Il fallimento di un’Europa senza identità
di GABRIELE CANÈ
Chissà su che divano ci hanno fatto accomodare quando abbiamo trattato gli acquisti dei vaccini? Non di prima fila di sicuro, quello dei clienti migliori. Se fossimo euroscettici ci fregheremmo le mani: visto che figura ha fatto Bruxelles! Siccome c’è di mezzo la vita e la salute di milioni di persone, e pure il presente e il futuro di una istituzione in cui vogliamo ancora credere, non troviamo invece nulla di cui rallegrarci. Anzi. Detto questo, però, non bisogna neppure essere “eurociechi”, quindi non vedere e non denunciare una situazione partita male e che continua a non ingranare al meglio.
Se tutta l’Europa balbetta, stenta, ritarda nelle forniture e nelle somministrazioni, e quindi nelle guarigioni e nelle riaperture, bisogna dirlo: il difetto è nel manico. Che sarebbe Bruxelles, e il governo continentale della Commissione.
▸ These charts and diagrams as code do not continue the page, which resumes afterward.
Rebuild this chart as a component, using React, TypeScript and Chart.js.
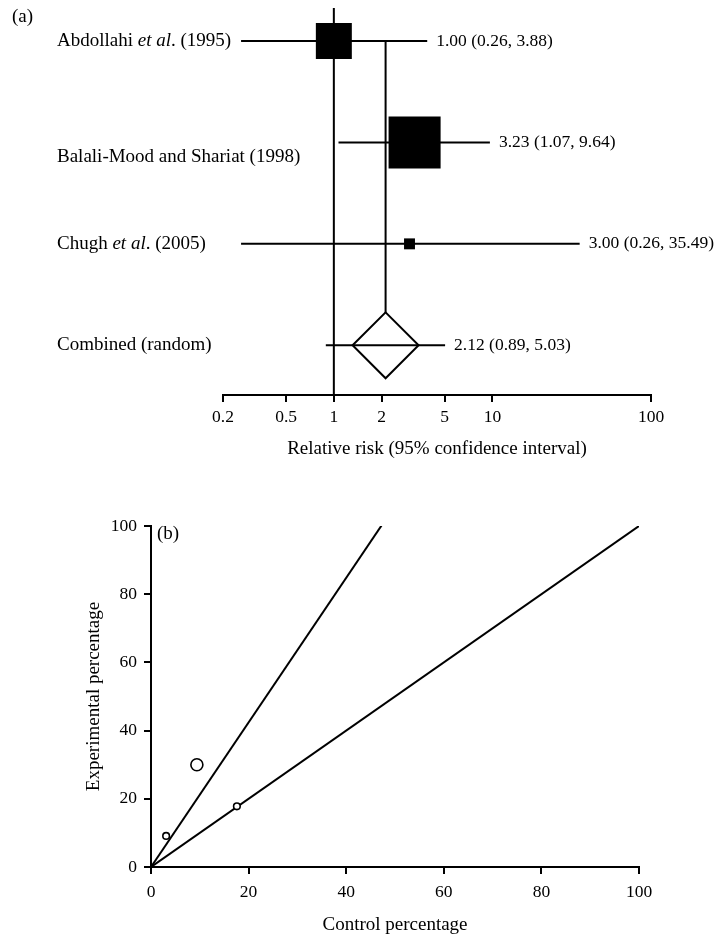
import React, { useEffect, useRef } from 'react';
import { Chart, registerables } from 'chart.js';

Chart.register(...registerables);

// ---------- Panel (a): forest plot data ----------
const studies = ['Abdollahi et al. (1995)', 'Balali-Mood and Shariat (1998)', 'Chugh et al. (2005)'];
const combinedLabel = 'Combined (random)';
const relativeRisk = [1.0, 3.23, 3.0];
const ciLower = [0.26, 1.07, 0.26];
const ciUpper = [3.88, 9.64, 35.49];
const studyWeights = [31.4, 65.7, 2.9];
const pooledRR = 2.12;
const pooledLower = 0.89;
const pooledUpper = 5.03;
const rrTicks = [0.2, 0.5, 1, 2, 5, 10, 100];
const rrAxisTitle = 'Relative risk (95% confidence interval)';

// ---------- Panel (b): L'Abbé plot data ----------
const controlPct = [17.6, 9.4, 3.1];
const experimentalPct = [17.8, 30.0, 9.1];
const bubbleRadius = [3.3, 6, 3.3];
const pctTicks = [0, 20, 40, 60, 80, 100];
const xTitleB = 'Control percentage';
const yTitleB = 'Experimental percentage';

const SERIF = "'Liberation Serif', 'Times New Roman', Times, serif";
const FS_TEXT = 19;
const FS_NUM = 17.5;
const Y_MIN = 0.675;
const Y_MAX = 4.49;

function drawRich(ctx: CanvasRenderingContext2D, text: string, x: number, y: number) {
  const parts: { t: string; i: boolean }[] = [];
  const idx = text.indexOf('et al');
  if (idx >= 0) {
    parts.push({ t: text.slice(0, idx), i: false });
    parts.push({ t: 'et al', i: true });
    parts.push({ t: text.slice(idx + 5), i: false });
  } else parts.push({ t: text, i: false });
  let cx = x;
  ctx.textAlign = 'left';
  ctx.textBaseline = 'middle';
  for (const p of parts) {
    ctx.font = `${p.i ? 'italic ' : ''}${FS_TEXT}px ${SERIF}`;
    ctx.fillText(p.t, cx, y);
    cx += ctx.measureText(p.t).width;
  }
}

const fmt = (v: number) => v.toFixed(2);

const forestLabels = {
  id: 'forestLabels',
  afterDatasetsDraw(chart: any) {
    const { ctx } = chart;
    const xs = chart.scales.x;
    const ys = chart.scales.y;
    ctx.save();
    ctx.fillStyle = '#000';
    const labelDy = [0, 15, 0];
    studies.forEach((s, i) => {
      const y = ys.getPixelForValue(i + 1);
      drawRich(ctx, s, 57, y + labelDy[i]);
      ctx.font = `${FS_NUM}px ${SERIF}`;
      ctx.textAlign = 'left';
      ctx.textBaseline = 'middle';
      ctx.fillText(
        `${fmt(relativeRisk[i])} (${fmt(ciLower[i])}, ${fmt(ciUpper[i])})`,
        xs.getPixelForValue(ciUpper[i]) + 9,
        y
      );
    });
    const yc = ys.getPixelForValue(4);
    drawRich(ctx, combinedLabel, 57, yc);
    ctx.font = `${FS_NUM}px ${SERIF}`;
    ctx.textAlign = 'left';
    ctx.textBaseline = 'middle';
    ctx.fillText(`${fmt(pooledRR)} (${fmt(pooledLower)}, ${fmt(pooledUpper)})`, xs.getPixelForValue(pooledUpper) + 9, yc);
    ctx.font = `${FS_TEXT}px ${SERIF}`;
    ctx.fillText('(a)', 12, 17);
    ctx.restore();
  },
};

const panelBLabel = {
  id: 'panelBLabel',
  afterDatasetsDraw(chart: any) {
    const { ctx, chartArea } = chart;
    ctx.save();
    ctx.fillStyle = '#000';
    ctx.font = `${FS_TEXT}px ${SERIF}`;
    ctx.textAlign = 'left';
    ctx.textBaseline = 'middle';
    ctx.fillText('(b)', chartArea.left + 6, chartArea.top + 8);
    ctx.restore();
  },
};

function lineDs(data: { x: number; y: number }[], order: number) {
  return {
    data,
    showLine: true,
    borderColor: '#000',
    borderWidth: 2,
    pointRadius: 0,
    fill: false,
    order,
  };
}

export default function App() {
  const topRef = useRef<HTMLCanvasElement>(null);
  const botRef = useRef<HTMLCanvasElement>(null);

  useEffect(() => {
    const rowCI = [
      ...studies.map((_, i) => lineDs([{ x: ciLower[i], y: i + 1 }, { x: ciUpper[i], y: i + 1 }], 3)),
      lineDs([{ x: pooledLower, y: 4 }, { x: pooledUpper, y: 4 }], 3),
    ];
    const top = new Chart(topRef.current!, {
      type: 'scatter',
      data: {
        datasets: [
          lineDs([{ x: 1, y: Y_MIN }, { x: 1, y: Y_MAX }], 6),
          lineDs([{ x: pooledRR, y: 1 }, { x: pooledRR, y: 4 }], 5),
          {
            data: [{ x: pooledRR, y: 4 }],
            pointStyle: 'rectRot',
            pointRadius: 33,
            pointBackgroundColor: '#fff',
            pointBorderColor: '#000',
            pointBorderWidth: 2,
            showLine: false,
            order: 4,
          },
          ...rowCI,
          {
            data: relativeRisk.map((v, i) => ({ x: v, y: i + 1 })),
            pointStyle: 'rect',
            pointRadius: studyWeights.map((w) => (6.42 * Math.sqrt(w)) / Math.SQRT2),
            pointBackgroundColor: '#000',
            pointBorderColor: '#000',
            pointBorderWidth: 0,
            showLine: false,
            order: 1,
          },
        ] as any,
      },
      options: {
        animation: false,
        responsive: false,
        events: [],
        layout: { autoPadding: false, padding: { left: 223, right: 74, top: 8, bottom: 0 } },
        plugins: { legend: { display: false }, tooltip: { enabled: false } },
        scales: {
          x: {
            type: 'logarithmic',
            min: 0.2,
            max: 100,
            afterBuildTicks: (s: any) => {
              s.ticks = rrTicks.map((v) => ({ value: v }));
            },
            afterFit: (s: any) => {
              s.height = 75;
            },
            ticks: {
              autoSkip: false,
              maxRotation: 0,
              color: '#000',
              padding: 4.5,
              font: { family: SERIF, size: FS_NUM },
              callback: (v: any) => String(v),
            },
            grid: { drawOnChartArea: false, drawTicks: true, tickLength: 7, color: '#000', lineWidth: 2 },
            border: { display: true, color: '#000', width: 2 },
            title: {
              display: true,
              text: rrAxisTitle,
              color: '#000',
              font: { family: SERIF, size: FS_TEXT },
              padding: { top: 0, bottom: 9.6 },
            },
          },
          y: { type: 'linear', display: false, reverse: true, min: Y_MIN, max: Y_MAX },
        },
      } as any,
      plugins: [forestLabels],
    });

    const bot = new Chart(botRef.current!, {
      type: 'scatter',
      data: {
        datasets: [
          lineDs([{ x: 0, y: 0 }, { x: 100, y: 100 }], 2),
          lineDs([{ x: 0, y: 0 }, { x: 100, y: 100 * pooledRR }], 2),
          {
            data: controlPct.map((c, i) => ({ x: c, y: experimentalPct[i] })),
            pointStyle: 'circle',
            pointRadius: bubbleRadius,
            pointBackgroundColor: '#fff',
            pointBorderColor: '#000',
            pointBorderWidth: 1.6,
            showLine: false,
            order: 0,
          },
        ] as any,
      },
      options: {
        animation: false,
        responsive: false,
        events: [],
        layout: { autoPadding: false, padding: { left: 78, right: 86, top: 56, bottom: 0 } },
        plugins: { legend: { display: false }, tooltip: { enabled: false } },
        scales: {
          x: {
            type: 'linear',
            min: 0,
            max: 100,
            afterBuildTicks: (s: any) => {
              s.ticks = pctTicks.map((v) => ({ value: v }));
            },
            afterFit: (s: any) => {
              s.height = 70;
            },
            ticks: { color: '#000', padding: 7.5, maxRotation: 0, font: { family: SERIF, size: FS_NUM } },
            grid: { drawOnChartArea: false, drawTicks: true, tickLength: 7, color: '#000', lineWidth: 2 },
            border: { display: true, color: '#000', width: 2 },
            title: {
              display: true,
              text: xTitleB,
              color: '#000',
              font: { family: SERIF, size: FS_TEXT },
              padding: { top: 0, bottom: 0.6 },
            },
          },
          y: {
            type: 'linear',
            min: 0,
            max: 100,
            afterBuildTicks: (s: any) => {
              s.ticks = pctTicks.map((v) => ({ value: v }));
            },
            afterFit: (s: any) => {
              s.width = 73;
            },
            ticks: { color: '#000', padding: 7, font: { family: SERIF, size: FS_NUM } },
            grid: { drawOnChartArea: false, drawTicks: true, tickLength: 7, color: '#000', lineWidth: 2 },
            border: { display: true, color: '#000', width: 2 },
            title: {
              display: true,
              text: yTitleB,
              color: '#000',
              font: { family: SERIF, size: FS_TEXT },
              padding: { top: 4.6, bottom: 0 },
            },
          },
        },
      } as any,
      plugins: [panelBLabel],
    });

    return () => {
      top.destroy();
      bot.destroy();
    };
  }, []);

  return (
    <div style={{ position: 'absolute', left: 0, top: 0, width: 725, height: 937, background: '#fff' }}>
      <canvas ref={topRef} width={725} height={470} style={{ position: 'absolute', left: 0, top: 0 }} />
      <canvas ref={botRef} width={725} height={467} style={{ position: 'absolute', left: 0, top: 470 }} />
    </div>
  );
}
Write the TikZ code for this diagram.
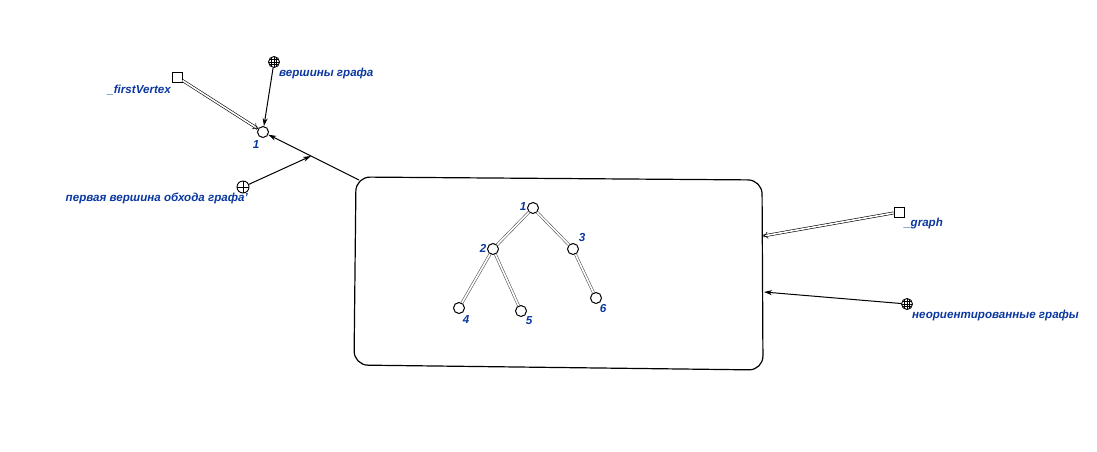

Benemerito e insostituibile in tante cose, pensiamo solo al paracadute quotidiano che ci offre la Bce comprando a man bassa i titoli di un Paese, il nostro, con un debito mostruoso che aumenta di 30 miliardi al mese solo in ristori, come fossero caramelle, e come se l’economia tirasse a mille. Ma fallimentare nel capitolo vitale delle fiale salvavita, in cui gli uomini di Big Pharma hanno potuto fare gli Erdogan (“il dittatore”) con i nostri compratori come il ras di Ankara con la von der Leyen; in cui i mercanti Ue (“mai più contratti cosi”, parola di Draghi) erano troppo sprovveduti per non sbattere i pugni o lasciare il salotto.
Ora è tardi e si naviga a vista, sperando che l’”amico” Biden faccia in fretta a vaccinare tutti i suoi (America First, ovvio) e arrivino i fiumi di dosi necessarie a farci immunizzare e ripartire; e che finisca pure la caccia ad AstraZeneca, troppo poco costosa per non avere qualche contro indicazione vera o…tedesca. Nel frattempo, sarebbe sbagliato non avviare da subito una riflessione su questa Europa.